Photo credit Laura Pates for PlayMakers Repertory Company
In a time when community conversation is one of the strongest ways to deal with the social issues of today, the Guthrie opens discussion on one of the more harrowing and disturbing times in recent American history. It was only 74 years ago, in 1942, that President Roosevelt signed an executive order forcing all Japanese-Americans to pack up everything that they could carry and move to one of ten concentration camps, mostly situated in the Western part of the country. With no evidence that this would protect the country at a time of war, everyone who had 1/16 Japanese ancestry had to effectively end the lives they had known (which were already wrought with racism and discrimination), and live in these isolated communities.
In the midst of all of this was a hero, Gordon Hirabayashi, whose steadfast principles (and respect for America and the constitution that it was founded on) brought him to defy the order and risk his life for what he knew to be true. With this decision came prison, many long trials, and a principled period of isolation and struggle. And Joel de la Fuente’s portrayal of the American hero gave the well-deserved honor and admiration to Hirabayashi’s story.

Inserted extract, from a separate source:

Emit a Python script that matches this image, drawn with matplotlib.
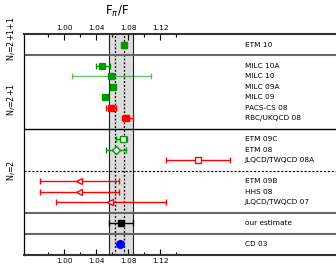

The show featured one man, three chairs, a suitcase, and not much else. The minimal set gave de la Fuente the space to give exactly what he needed to, though. He was able to create each secondary character that he portrayed in a recognizable and understood way, using his voice and body language to give them their own distinct personalities, without ever distracting from their role in Hirabayashi’s life. He never faltered in the hour and a half that he had to hold captivation, instead offering a mix of lighthearted optimism and grave concern in the most authentic way.
Perhaps the most enthralling part, however, was the discussion that took place after the show. While most of the audience left before the conversation began, those who remained had questions and insights that brought the impact of the show even further than imagined. The show took an even more incredible turn when one woman, who spent a big part of her childhood in a camp, was able to provide very detailed and disturbing facts that Hold These Truths wasn’t able to cover, and the more recent attempts by the government to rectify the horrifying history.
This story is one that needs to be told, especially when we’re in an age, which de la Fuente succinctly noted, where the exact same rhetoric of hate and fear is being presented on a daily basis. This conversation needs to be had and the facts need to be acknowledged.
Hold These Truths runs October 13-October 23 at the Guthrie Theater.